# REQUEST
Nothing but the lines from the line with "What matplotlib code" to the line with "plt.rcParams['font.family'] = ['Liberation", both included, is to be repeated, and those exactly. Leave out the pictures.

——

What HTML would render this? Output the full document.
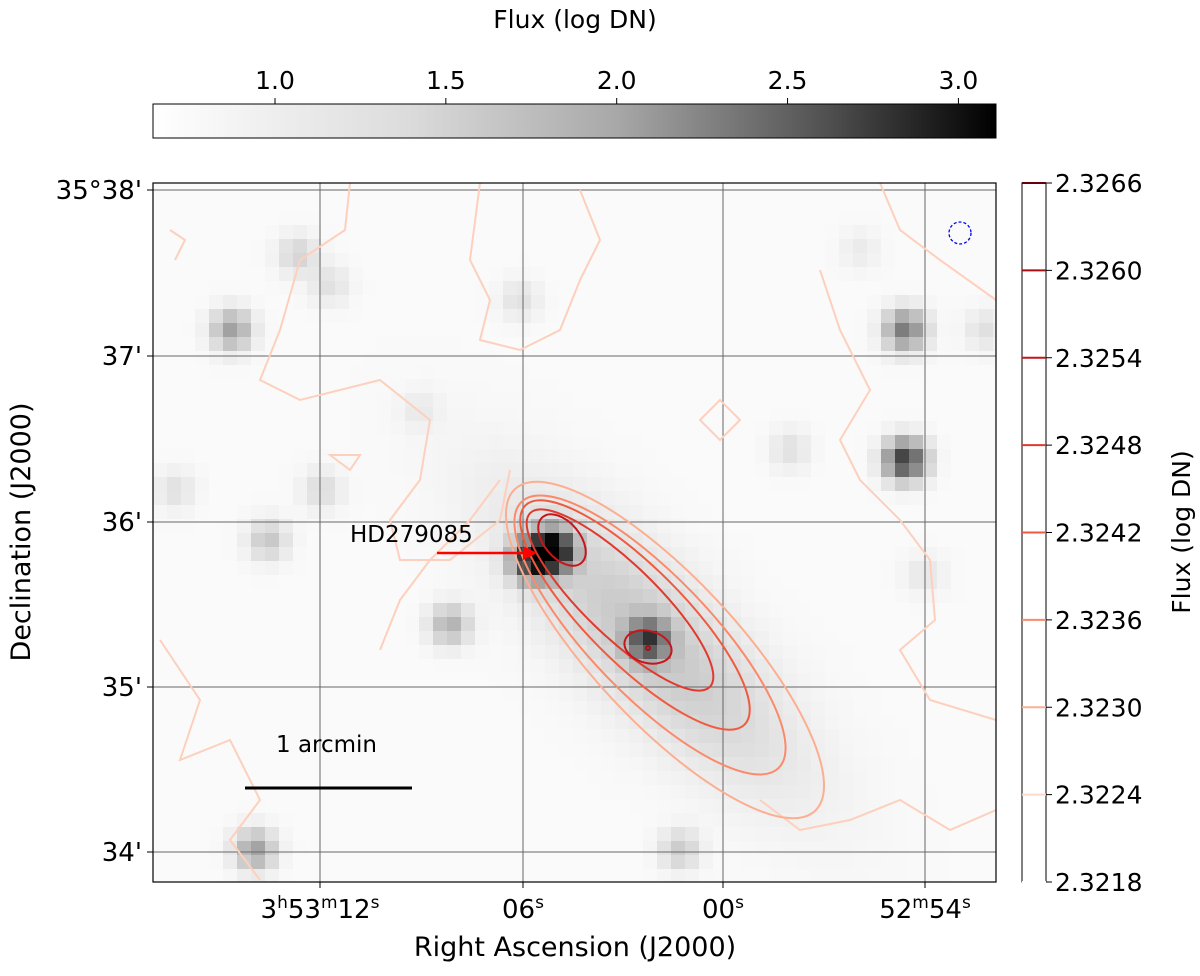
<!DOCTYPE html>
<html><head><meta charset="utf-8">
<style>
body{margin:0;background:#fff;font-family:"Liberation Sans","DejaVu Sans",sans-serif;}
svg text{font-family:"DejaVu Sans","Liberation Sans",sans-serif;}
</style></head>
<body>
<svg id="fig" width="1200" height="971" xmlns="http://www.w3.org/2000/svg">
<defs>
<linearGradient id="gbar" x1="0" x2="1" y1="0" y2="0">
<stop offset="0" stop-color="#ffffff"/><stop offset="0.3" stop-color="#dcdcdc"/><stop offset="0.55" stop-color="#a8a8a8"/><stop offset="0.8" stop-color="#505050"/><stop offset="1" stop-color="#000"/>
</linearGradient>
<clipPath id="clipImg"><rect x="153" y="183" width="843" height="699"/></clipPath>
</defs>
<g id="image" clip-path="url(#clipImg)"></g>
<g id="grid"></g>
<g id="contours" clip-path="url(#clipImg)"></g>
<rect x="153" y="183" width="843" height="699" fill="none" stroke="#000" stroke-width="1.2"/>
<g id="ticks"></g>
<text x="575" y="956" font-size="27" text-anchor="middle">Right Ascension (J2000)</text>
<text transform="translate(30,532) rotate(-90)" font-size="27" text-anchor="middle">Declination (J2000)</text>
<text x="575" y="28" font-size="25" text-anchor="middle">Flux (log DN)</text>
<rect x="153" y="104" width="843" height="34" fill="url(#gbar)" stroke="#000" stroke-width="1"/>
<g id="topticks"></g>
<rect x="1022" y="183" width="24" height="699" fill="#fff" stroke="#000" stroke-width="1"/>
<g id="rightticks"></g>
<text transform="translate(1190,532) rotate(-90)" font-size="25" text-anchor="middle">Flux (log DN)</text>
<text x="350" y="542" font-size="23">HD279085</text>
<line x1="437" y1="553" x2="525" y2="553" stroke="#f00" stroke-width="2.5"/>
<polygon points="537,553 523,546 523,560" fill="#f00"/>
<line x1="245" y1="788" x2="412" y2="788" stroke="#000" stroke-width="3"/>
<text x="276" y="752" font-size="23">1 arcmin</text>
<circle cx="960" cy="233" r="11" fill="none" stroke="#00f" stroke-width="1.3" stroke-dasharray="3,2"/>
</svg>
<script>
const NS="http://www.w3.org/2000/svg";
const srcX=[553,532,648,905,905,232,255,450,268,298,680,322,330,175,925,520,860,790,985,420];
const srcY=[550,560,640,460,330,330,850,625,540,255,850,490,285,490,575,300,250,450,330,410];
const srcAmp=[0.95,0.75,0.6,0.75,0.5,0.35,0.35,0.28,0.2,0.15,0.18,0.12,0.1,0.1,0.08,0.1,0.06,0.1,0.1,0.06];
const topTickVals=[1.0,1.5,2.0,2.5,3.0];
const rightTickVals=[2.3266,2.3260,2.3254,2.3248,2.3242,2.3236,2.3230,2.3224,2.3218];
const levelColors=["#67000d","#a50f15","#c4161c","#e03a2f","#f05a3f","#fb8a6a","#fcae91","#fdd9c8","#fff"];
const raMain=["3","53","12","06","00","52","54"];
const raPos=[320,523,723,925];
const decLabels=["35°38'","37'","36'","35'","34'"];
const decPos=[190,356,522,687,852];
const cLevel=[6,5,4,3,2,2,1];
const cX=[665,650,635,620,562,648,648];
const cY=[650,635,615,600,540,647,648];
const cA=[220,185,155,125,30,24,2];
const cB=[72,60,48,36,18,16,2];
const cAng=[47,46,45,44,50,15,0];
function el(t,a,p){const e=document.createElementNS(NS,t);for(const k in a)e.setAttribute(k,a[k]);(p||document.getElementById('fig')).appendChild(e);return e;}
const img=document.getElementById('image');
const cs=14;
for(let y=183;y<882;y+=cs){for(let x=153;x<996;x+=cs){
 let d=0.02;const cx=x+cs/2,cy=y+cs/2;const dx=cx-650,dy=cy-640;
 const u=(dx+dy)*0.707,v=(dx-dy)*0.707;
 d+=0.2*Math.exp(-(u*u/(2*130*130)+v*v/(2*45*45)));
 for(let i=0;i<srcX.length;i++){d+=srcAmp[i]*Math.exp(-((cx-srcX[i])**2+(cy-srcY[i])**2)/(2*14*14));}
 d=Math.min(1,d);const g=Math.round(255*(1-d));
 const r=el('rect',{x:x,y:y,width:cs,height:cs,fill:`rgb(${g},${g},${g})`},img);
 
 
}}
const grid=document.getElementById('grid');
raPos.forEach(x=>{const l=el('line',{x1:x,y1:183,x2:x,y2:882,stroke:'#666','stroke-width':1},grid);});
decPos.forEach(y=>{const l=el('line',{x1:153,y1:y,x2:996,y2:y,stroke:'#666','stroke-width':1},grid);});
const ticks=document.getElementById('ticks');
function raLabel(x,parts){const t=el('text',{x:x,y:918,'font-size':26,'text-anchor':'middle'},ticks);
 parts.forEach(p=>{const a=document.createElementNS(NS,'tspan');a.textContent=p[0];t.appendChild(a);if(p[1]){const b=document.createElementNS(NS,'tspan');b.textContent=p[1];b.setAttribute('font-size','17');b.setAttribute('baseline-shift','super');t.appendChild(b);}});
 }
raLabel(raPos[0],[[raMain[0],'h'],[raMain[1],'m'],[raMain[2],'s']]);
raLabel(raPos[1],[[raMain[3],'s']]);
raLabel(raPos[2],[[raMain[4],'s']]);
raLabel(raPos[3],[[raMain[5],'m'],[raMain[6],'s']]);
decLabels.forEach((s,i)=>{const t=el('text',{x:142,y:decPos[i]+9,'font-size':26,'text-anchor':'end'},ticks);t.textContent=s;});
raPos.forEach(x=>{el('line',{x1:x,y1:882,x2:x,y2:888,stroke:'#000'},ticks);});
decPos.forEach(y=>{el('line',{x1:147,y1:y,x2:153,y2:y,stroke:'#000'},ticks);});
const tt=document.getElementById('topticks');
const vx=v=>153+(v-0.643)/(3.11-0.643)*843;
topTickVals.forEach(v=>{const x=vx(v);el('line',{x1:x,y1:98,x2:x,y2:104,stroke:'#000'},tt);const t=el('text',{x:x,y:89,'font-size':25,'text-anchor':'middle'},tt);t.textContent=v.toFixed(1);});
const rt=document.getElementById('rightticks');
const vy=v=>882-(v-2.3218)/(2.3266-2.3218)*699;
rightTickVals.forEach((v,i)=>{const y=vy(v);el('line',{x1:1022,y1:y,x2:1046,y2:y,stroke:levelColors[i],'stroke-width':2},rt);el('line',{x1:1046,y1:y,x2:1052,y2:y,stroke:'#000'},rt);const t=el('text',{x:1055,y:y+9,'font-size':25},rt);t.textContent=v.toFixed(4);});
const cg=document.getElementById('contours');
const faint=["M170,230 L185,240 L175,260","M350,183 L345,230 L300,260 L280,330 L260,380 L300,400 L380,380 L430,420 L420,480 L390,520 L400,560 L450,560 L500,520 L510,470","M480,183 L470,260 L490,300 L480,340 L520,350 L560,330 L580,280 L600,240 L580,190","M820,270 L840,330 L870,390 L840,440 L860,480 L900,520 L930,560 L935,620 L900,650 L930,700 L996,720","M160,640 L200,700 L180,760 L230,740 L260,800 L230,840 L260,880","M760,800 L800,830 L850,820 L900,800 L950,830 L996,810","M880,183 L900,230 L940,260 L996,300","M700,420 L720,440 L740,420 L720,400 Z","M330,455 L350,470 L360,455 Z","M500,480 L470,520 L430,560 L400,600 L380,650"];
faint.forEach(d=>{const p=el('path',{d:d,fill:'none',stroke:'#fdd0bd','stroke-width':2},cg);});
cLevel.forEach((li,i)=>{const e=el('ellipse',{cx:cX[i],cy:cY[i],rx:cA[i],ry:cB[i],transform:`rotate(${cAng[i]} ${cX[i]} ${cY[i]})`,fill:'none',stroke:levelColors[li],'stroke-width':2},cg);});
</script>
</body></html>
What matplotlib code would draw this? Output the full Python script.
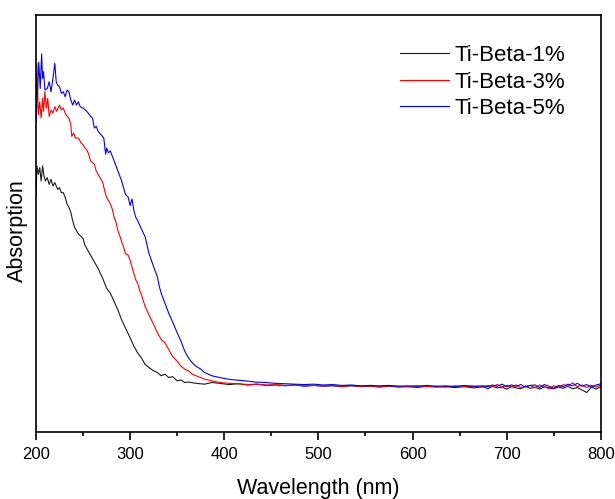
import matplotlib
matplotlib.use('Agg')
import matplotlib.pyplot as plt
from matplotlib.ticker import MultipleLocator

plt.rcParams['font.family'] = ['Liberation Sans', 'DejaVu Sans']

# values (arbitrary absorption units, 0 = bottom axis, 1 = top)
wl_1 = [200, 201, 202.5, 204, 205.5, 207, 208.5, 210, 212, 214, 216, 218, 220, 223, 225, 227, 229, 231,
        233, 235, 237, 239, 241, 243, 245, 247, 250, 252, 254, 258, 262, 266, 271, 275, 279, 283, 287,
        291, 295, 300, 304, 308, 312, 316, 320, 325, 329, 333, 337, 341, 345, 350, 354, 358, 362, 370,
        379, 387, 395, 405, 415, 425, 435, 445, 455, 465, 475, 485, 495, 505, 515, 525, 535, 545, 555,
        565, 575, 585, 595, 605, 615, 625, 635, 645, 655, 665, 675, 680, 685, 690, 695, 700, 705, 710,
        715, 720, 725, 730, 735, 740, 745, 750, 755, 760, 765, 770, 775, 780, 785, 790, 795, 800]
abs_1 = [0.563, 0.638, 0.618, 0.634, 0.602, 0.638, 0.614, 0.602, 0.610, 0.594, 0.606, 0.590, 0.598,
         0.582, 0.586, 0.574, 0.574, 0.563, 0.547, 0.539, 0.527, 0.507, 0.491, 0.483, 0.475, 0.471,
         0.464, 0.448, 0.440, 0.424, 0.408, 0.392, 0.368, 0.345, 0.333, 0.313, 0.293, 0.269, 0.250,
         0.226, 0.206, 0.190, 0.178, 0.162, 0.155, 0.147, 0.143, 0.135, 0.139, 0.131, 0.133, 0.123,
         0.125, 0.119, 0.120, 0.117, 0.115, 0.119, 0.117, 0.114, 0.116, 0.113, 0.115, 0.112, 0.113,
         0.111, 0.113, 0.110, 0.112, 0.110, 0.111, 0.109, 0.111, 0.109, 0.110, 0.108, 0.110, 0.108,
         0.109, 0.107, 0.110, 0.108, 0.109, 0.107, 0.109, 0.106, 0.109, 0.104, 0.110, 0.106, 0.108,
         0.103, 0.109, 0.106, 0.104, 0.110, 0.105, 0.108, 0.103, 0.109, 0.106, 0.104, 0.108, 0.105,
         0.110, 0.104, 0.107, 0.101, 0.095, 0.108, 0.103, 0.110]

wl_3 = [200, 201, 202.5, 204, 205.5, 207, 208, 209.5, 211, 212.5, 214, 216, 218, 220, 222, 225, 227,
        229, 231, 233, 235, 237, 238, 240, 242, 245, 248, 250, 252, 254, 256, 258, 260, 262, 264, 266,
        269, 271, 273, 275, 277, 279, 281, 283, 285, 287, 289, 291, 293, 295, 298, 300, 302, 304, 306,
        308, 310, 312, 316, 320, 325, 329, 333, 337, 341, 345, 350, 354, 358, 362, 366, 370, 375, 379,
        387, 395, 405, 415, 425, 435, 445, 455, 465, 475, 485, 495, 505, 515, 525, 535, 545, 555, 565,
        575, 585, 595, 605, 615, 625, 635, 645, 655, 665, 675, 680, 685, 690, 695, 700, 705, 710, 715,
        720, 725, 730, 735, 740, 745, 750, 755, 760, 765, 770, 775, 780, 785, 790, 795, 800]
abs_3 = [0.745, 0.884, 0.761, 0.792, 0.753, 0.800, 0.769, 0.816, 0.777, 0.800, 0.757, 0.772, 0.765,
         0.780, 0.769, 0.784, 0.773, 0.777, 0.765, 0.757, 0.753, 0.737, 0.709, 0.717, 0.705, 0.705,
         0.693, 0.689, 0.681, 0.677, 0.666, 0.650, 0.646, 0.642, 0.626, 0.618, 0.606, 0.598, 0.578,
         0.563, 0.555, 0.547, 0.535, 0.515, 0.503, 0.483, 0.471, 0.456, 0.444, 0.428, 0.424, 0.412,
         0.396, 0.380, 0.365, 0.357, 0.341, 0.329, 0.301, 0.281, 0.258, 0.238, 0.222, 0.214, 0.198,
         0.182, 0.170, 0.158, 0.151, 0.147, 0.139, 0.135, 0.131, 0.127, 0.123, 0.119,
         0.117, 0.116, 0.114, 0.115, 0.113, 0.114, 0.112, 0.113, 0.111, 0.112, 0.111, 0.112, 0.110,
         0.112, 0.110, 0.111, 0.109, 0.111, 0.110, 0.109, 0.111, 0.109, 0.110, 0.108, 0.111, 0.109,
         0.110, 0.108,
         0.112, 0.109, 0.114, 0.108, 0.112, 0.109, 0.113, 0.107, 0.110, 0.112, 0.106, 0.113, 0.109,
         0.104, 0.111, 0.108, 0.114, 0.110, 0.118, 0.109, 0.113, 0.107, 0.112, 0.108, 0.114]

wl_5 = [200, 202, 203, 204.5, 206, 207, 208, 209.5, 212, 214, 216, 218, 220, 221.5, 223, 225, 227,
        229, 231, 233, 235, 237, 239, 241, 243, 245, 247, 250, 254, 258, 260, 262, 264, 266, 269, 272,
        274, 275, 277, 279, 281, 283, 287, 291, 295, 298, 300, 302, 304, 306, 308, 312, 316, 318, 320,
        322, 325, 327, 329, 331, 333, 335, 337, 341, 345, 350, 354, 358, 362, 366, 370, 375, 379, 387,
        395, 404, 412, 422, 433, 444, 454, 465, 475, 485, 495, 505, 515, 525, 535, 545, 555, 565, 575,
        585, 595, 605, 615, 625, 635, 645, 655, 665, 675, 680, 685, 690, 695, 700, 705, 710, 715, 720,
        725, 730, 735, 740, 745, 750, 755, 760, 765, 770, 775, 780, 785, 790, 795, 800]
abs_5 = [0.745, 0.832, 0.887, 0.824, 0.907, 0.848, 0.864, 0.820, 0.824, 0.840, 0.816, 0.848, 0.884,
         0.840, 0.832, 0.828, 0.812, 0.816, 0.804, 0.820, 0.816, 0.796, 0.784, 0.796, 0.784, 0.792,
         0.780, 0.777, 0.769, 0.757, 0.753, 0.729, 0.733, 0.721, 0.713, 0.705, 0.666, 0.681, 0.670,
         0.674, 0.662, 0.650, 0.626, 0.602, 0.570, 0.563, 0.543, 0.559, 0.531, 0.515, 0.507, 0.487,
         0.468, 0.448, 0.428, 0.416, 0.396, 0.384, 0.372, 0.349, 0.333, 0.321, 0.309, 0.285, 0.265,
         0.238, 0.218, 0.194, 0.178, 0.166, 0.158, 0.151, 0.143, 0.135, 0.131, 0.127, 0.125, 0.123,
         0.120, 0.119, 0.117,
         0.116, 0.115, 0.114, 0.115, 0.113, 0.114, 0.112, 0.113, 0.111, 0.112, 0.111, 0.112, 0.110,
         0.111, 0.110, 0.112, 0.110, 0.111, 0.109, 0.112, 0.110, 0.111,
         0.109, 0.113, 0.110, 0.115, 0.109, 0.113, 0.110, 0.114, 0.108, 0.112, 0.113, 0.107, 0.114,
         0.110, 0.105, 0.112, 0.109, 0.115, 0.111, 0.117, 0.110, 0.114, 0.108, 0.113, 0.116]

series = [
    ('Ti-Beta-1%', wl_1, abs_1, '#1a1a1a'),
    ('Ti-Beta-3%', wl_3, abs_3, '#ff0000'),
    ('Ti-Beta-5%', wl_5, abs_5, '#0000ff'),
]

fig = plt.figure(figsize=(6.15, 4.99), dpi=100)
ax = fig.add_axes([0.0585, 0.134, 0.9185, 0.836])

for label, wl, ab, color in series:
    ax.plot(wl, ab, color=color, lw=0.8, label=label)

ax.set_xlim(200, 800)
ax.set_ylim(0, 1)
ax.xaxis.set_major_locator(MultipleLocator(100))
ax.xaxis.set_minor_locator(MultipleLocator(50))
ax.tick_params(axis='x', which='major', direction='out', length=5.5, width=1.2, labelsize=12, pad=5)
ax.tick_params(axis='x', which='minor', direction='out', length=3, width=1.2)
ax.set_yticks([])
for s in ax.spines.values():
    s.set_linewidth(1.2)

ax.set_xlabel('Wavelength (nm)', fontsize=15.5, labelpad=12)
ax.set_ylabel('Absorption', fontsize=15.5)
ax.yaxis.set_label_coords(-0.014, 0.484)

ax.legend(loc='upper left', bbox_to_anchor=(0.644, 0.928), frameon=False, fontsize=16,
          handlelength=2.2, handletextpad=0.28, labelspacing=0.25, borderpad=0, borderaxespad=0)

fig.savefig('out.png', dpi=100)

——

# FINISHED TASK
What matplotlib code would draw this? Output the full Python script.
import matplotlib
matplotlib.use('Agg')
import matplotlib.pyplot as plt
from matplotlib.ticker import MultipleLocator

plt.rcParams['font.family'] = ['Liberation Sans', 'DejaVu Sans']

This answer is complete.